Items from a data source
________________________________________
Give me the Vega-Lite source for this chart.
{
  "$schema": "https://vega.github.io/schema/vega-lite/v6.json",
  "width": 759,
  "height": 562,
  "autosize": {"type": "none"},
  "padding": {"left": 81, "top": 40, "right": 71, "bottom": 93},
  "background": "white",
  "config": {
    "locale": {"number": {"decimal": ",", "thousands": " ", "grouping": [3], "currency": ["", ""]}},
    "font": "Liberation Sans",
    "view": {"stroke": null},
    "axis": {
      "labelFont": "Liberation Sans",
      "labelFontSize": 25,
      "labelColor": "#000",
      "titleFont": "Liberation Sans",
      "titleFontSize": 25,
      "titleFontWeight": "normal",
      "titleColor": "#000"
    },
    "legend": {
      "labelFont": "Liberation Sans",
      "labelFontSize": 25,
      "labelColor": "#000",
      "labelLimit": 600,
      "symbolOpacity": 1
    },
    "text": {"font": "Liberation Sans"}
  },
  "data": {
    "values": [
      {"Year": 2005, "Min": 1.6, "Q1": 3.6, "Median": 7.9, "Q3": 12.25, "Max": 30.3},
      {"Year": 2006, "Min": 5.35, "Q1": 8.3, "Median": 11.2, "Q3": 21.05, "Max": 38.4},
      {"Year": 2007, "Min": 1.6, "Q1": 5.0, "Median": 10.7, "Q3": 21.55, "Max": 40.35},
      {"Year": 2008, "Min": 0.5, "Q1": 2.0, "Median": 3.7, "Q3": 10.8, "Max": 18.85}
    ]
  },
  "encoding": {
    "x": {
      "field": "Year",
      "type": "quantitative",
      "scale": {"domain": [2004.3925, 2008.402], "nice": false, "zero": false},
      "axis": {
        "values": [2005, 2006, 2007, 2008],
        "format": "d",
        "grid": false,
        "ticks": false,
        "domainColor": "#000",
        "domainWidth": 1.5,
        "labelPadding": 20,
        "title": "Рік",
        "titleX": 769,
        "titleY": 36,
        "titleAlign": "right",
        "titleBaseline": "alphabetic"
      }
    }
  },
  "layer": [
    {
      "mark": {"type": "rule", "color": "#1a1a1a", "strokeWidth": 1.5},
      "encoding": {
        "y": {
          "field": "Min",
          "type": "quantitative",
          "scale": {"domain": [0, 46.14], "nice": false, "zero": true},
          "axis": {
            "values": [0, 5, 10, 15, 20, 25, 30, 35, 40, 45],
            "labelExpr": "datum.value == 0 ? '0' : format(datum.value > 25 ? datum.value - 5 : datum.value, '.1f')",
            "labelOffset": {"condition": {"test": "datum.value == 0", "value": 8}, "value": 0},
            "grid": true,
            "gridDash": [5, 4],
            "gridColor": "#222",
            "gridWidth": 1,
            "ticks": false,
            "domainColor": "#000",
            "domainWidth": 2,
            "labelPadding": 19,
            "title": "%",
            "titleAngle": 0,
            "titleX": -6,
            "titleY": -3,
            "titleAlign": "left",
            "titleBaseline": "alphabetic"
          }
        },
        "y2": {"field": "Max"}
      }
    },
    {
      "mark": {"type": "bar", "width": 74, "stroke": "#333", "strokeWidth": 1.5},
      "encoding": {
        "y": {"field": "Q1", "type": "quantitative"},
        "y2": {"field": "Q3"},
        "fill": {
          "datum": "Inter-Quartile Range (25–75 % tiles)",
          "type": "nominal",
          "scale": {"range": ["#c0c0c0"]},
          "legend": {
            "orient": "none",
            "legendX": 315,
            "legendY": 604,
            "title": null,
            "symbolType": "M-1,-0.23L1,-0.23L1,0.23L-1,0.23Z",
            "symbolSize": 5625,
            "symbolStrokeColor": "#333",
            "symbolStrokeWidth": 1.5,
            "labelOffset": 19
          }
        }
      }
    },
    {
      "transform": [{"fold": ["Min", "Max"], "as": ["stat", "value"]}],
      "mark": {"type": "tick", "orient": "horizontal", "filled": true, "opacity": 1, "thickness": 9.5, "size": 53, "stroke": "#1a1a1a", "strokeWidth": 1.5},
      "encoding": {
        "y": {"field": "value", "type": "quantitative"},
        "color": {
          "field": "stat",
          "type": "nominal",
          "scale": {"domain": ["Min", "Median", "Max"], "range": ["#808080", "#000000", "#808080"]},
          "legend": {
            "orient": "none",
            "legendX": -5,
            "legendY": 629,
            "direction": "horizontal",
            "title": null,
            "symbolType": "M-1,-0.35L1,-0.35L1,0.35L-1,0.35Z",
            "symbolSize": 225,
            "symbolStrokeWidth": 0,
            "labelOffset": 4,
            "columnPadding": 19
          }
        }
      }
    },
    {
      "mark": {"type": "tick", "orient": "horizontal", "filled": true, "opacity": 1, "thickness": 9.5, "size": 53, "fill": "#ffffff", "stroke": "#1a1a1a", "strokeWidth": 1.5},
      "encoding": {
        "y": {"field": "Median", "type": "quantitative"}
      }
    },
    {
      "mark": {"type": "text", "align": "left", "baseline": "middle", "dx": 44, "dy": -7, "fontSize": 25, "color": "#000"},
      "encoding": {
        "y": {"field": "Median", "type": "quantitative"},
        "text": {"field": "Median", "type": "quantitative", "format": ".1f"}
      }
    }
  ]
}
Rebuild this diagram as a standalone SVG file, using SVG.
________________________________________
**SHORT EXERCISE**
Check each line of these records for the string "this" and state only how many lines have it.

**EXERCISE RESULT**
2